The iconography of the musketeer was indicative of Picasso's self-awareness in the years before his death. Gone from his paintings were the veiled references to the artist as the victorious gladiator or centaur, as these characters did not reflect the artist's failing stamina and lost youth. The vainglorious musketeer was believed to be a more appropriate incarnation, offering a spectrum of interpretations that occupied the artist until the end of his life.  

Picasso's work on this theme began in the mid-1960s with a series of engravings and works on paper that explored this figure and, later, a variety of canvases of the musketeer, festooned in colorful regalia and brandishing a symbol of his virility - a pipe, instrument, weapon, or even a paintbrush. For the present composition, Picasso has rendered his musketeer as a pipe smoker holding his sword and helmet.   

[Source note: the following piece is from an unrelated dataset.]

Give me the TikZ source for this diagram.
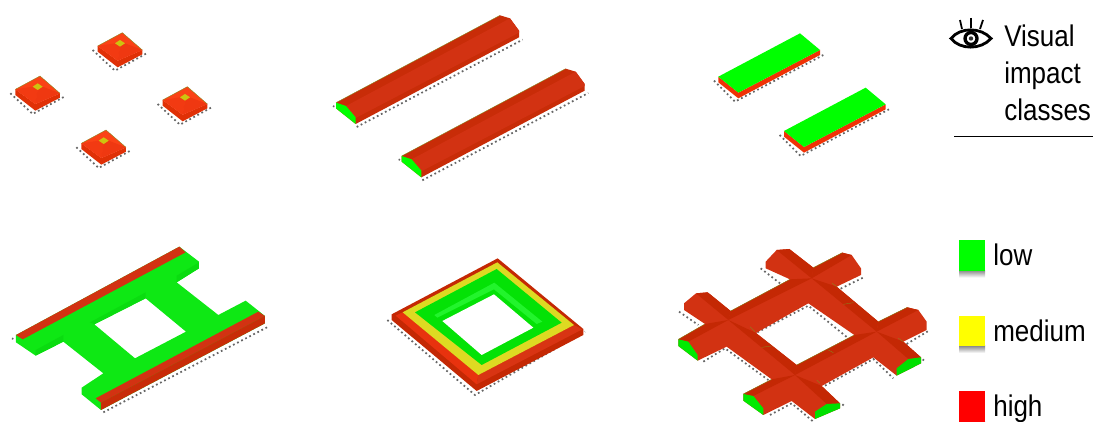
\documentclass[tikz,border=0pt]{standalone}
\usepackage{fontspec}
\setmainfont{Liberation Sans}
\usetikzlibrary{positioning}
\definecolor{roofred}{RGB}{210,50,18}
\definecolor{ridgered}{RGB}{196,40,4}
\definecolor{sidered}{RGB}{200,44,8}
\definecolor{flatred}{RGB}{240,50,5}
\definecolor{tilered}{RGB}{250,66,22}
\definecolor{tiledark}{RGB}{232,50,14}
\definecolor{tilemid}{RGB}{242,58,18}
\definecolor{olive}{RGB}{205,195,15}
\definecolor{limegreen}{RGB}{0,255,0}
\definecolor{wallgreen}{RGB}{14,232,20}
\definecolor{shadegreen}{RGB}{10,220,16}
\definecolor{ringgreen}{RGB}{4,226,6}
\definecolor{glowgreen}{RGB}{34,244,44}
\definecolor{ringyellow}{RGB}{222,218,34}
\definecolor{swatchyellow}{RGB}{255,255,0}
\definecolor{swatchred}{RGB}{255,0,0}
\definecolor{edgeolive}{RGB}{130,140,30}
\begin{document}
\begin{tikzpicture}[x=0.02cm,y=-0.02cm,
  classtext/.style={anchor=base west,inner sep=0pt,xscale=0.87,font=\fontsize{17}{20.8}\selectfont},
  swatch/.style={minimum width=0.52cm,minimum height=0.62cm,inner sep=0pt},
  dotrow/.style={line width=1pt,dash pattern=on 1pt off 1.6pt,black!60},
  rim/.style={line width=0.2pt,edgeolive}]
\useasboundingbox (0,0) rectangle (1093,422);
% four houses
\begin{scope}[shift={(0,20)},scale=1/3]
\foreach \hx/\hy in {367/38,120/168,562/200,318/330} {
  \begin{scope}[shift={(\hx,\hy)}]
  \draw[dotrow] (-89,52)--(-22,114)--(73,62);
  \fill[sidered!40!flatred] (-74,40)--(-74,57)--(-14,104)--(60,65)--(60,52)--(-14,84)--cycle;
  \fill[tilered] (0,0)--(-74,40)--(-14,84)--(60,52)--cycle;
  \fill[tilemid] (-22,32)--(-7,42)--(-14,84)--(-74,40)--cycle;
  \fill[tiledark!60!tilered] (-7,42)--(8,32)--(60,52)--(-14,84)--cycle;
  \fill[olive] (-7,22)--(8,32)--(-7,42)--(-22,32)--cycle;
  \draw[rim] (-74,40)--(0,0)--(60,52);
  \end{scope}
}
\end{scope}
% two ridge roofs
\begin{scope}[shift={(320,0)},scale=1/3]
\foreach \bx/\by in {0/0,197/160} {
  \begin{scope}[shift={(\bx,\by)}]
  \draw[dotrow] (110,381)--(608,119);
  \draw[dotrow] (39,318)--(43,320);
  \fill[sidered] (48,308)--(540,46)--(570,55)--(597,92)--(597,112)--(107,372)--(48,325)--cycle;
  \fill[roofred] (78,318)--(570,55)--(597,92)--(597,98)--(107,354)--cycle;
  \fill[limegreen] (48,308)--(78,318)--(107,352)--(107,372)--(48,325)--cycle;
  \draw[rim] (48,308)--(540,46);
  \end{scope}
}
\end{scope}
% two flat slabs
\begin{scope}[shift={(700,20)},scale=1/3]
\foreach \sx/\sy in {0/0,197/163} {
  \begin{scope}[shift={(\sx,\sy)}]
  \draw[dotrow] (42,182)--(105,245)--(370,105);
  \fill[flatred] (55,170)--(115,218)--(360,90)--(360,105)--(115,235)--(55,187)--cycle;
  \fill[limegreen] (55,170)--(300,40)--(360,90)--(115,218)--cycle;
  \end{scope}
}
\end{scope}
% H block
\begin{scope}[shift={(0,235)},scale=1/3]
\draw[dotrow] (310,532)--(805,275);
\draw[dotrow] (36,310)--(40,312);
\fill[wallgreen,even odd rule] (48,300)--(538,35)--(597,80)--(597,100)--(530,142)--(655,240)--(737,197)--(795,243)--(795,265)--(303,525)--(245,478)--(245,458)--(310,415)--(190,320)--(107,362)--(48,322)--cycle
  (283,268)--(437,190)--(558,290)--(405,370)--cycle;
\fill[shadegreen] (270,262)--(437,172)--(437,190)--(283,268)--cycle;
\fill[shadegreen] (107,345)--(190,300)--(190,320)--(107,362)--cycle;
\fill[shadegreen] (530,122)--(597,82)--(597,100)--(530,142)--cycle;
\fill[roofred] (48,300)--(538,35)--(557,52)--(68,313)--cycle;
\fill[roofred] (287,490)--(775,230)--(795,243)--(303,503)--cycle;
\fill[sidered] (303,503)--(795,243)--(795,265)--(303,525)--cycle;
\end{scope}
% square ring
\begin{scope}[shift={(380,250)},scale=1/3]
\draw[dotrow] (22,210)--(285,435)--(615,245);
\fill[ridgered] (35,193)--(353,25)--(610,237)--(610,255)--(290,423)--(35,210)--cycle;
\fill[tiledark] (47,197)--(68,187)--(295,375)--(290,403)--cycle;
\fill[roofred!85!tilered] (295,375)--(582,225)--(607,238)--(290,403)--cycle;
\fill[ringyellow] (68,187)--(352,37)--(582,225)--(295,375)--cycle;
\fill[ringgreen] (105,187)--(350,57)--(545,218)--(305,345)--cycle;
\fill[glowgreen] (163,195)--(343,98)--(487,215)--(470,222)--(342,118)--(172,203)--cycle;
\fill[white] (187,213)--(342,133)--(460,233)--(305,315)--cycle;
\end{scope}
% cross of four roofs
\begin{scope}[shift={(670,240)},scale=1/3]
\coordinate (c1) at (175,240); \coordinate (w1) at (105,252); \coordinate (n1) at (182,213); \coordinate (e1) at (258,279); \coordinate (s1) at (170,320);
\coordinate (c2) at (375,405); \coordinate (w2) at (305,418); \coordinate (n2) at (380,375); \coordinate (e2) at (455,438); \coordinate (s2) at (365,483);
\coordinate (c3) at (425,115); \coordinate (w3) at (360,118); \coordinate (n3) at (430,83); \coordinate (e3) at (500,140); \coordinate (s3) at (415,190);
\coordinate (c4) at (620,275); \coordinate (w4) at (553,285); \coordinate (n4) at (625,245); \coordinate (e4) at (700,305); \coordinate (s4) at (610,352);
\draw[dotrow] (272,85)--(330,130);
\draw[dotrow] (512,146)--(585,110);
\draw[dotrow] (27,215)--(85,255);
\draw[dotrow] (100,365)--(165,325)--(295,420);
\draw[dotrow] (262,277)--(415,197)--(535,295);
\draw[dotrow] (465,437)--(610,357)--(670,415);
\draw[dotrow] (710,312)--(780,270);
\draw[dotrow] (300,525)--(365,490)--(430,545);
\draw[dotrow] (758,358)--(765,365);
\draw[dotrow] (517,493)--(522,497);
\fill[roofred,even odd rule] (287,65)--(320,30)--(358,27)--(n3)--(517,38)--(545,45)--(573,85)--(573,105)--(e3)--(n4)--(712,202)--(745,210)--(770,245)--(770,270)--(e4)--(753,352)--(753,370)--(680,407)--(s4)--(e2)--(510,490)--(510,505)--(435,537)--(s2)--(280,525)--(220,482)--(220,462)--(w2)--(s1)--(83,362)--(25,318)--(25,298)--(w1)--(42,210)--(42,190)--(78,160)--(113,157)--(n1)--(w3)--(287,85)--cycle
  (e1)--(s3)--(w4)--(n2)--cycle;
% dark strips of the bars running south-east
\fill[ridgered] (78,160)--(113,157)--(n1)--(c1)--cycle;
\fill[ridgered] (c1)--(e1)--(n2)--(c2)--cycle;
\fill[ridgered] (c2)--(e2)--(510,490)--(470,492)--cycle;
\fill[ridgered] (320,30)--(358,27)--(n3)--(c3)--cycle;
\fill[ridgered] (c3)--(e3)--(n4)--(c4)--cycle;
\fill[ridgered] (c4)--(e4)--(753,352)--(715,357)--cycle;
% dark strips of the bars running north-east
\fill[ridgered] (25,298)--(55,305)--(c1)--(w1)--cycle;
\fill[ridgered] (c1)--(n1)--(w3)--(c3)--cycle;
\fill[ridgered] (c3)--(n3)--(517,38)--(545,45)--cycle;
\fill[ridgered] (220,462)--(250,468)--(c2)--(w2)--cycle;
\fill[ridgered] (c2)--(n2)--(w4)--(c4)--cycle;
\fill[ridgered] (c4)--(n4)--(712,202)--(745,210)--cycle;
\fill[limegreen!92!black] (25,298)--(55,305)--(83,345)--(83,362)--(25,318)--cycle;
\fill[limegreen!92!black] (220,462)--(250,468)--(280,505)--(280,525)--(220,482)--cycle;
\fill[limegreen!88!black] (680,385)--(715,357)--(753,352)--(753,370)--(680,407)--cycle;
\fill[limegreen!88!black] (435,515)--(470,492)--(510,490)--(510,505)--(435,537)--cycle;
\draw[rim] (240,260)--(255,275) (275,322)--(305,318) (235,360)--(240,365);
\draw[rim] (487,130)--(500,140) (520,193)--(550,188) (685,295)--(700,305);
\draw[rim] (440,420)--(450,430) (475,330)--(490,338);
\draw[rim] (w1)--(25,298) (n1)--(w3) (n3)--(517,38) (w2)--(220,462) (n2)--(w4) (n4)--(712,202);
\end{scope}
% eye and heading
\draw[line width=1.6pt] (951,38.5) .. controls (960,27) and (981,27) .. (991,38.5) .. controls (981,50) and (960,50) .. (951,38.5)--cycle;
\draw[line width=1.9pt] (971,38.5) circle[radius=6];
\fill[black!80] (971,38.5) circle[radius=2.2];
\draw[line width=1pt] (960,20)--(962,29);
\draw[line width=1pt] (971,18)--(971,28);
\draw[line width=1pt] (983,20)--(980,29);
\node[anchor=north west,inner sep=0pt,align=left,xscale=0.87,font=\fontsize{17}{20.8}\selectfont] (heading) at (1004,25) {Visual\\impact\\classes};
\draw[line width=0.9pt] (954,136.5)--(1093,136.5);
% legend
\foreach \sy/\scol/\sname in {255.5/limegreen/low,331/swatchyellow/medium,406.5/swatchred/high} {
  \fill[top color=black!45,bottom color=white] (959,\sy+15)rectangle(985,\sy+22);
  \node[swatch,fill=\scol] (\sname) at (972,\sy) {};
  \node[classtext] (\sname text) at (993,\sy+10.5) {\sname};
}
\end{tikzpicture}
\end{document}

As Picasso developed this series during the late 1960s and into the 1970s, the musketeer became a multi-dimensional figure, exhibiting a range of personalities including card players, musicians and pipe smokers, illustrating his adventures as a bon vivant. In the work under discussion, completed in 1969 and only a few years before the artist's death, the musketeer has become an amalgamation of defining symbols. Unlike earlier versions of this subject in which the artist is careful to render the likeness of the figure through costume and presentation, the present work is identifiable as part of the musketeer series only by particular attributes. Nevertheless, the figure is unquestionably a man of stature, depicted here in the dignified manner of classical portraiture.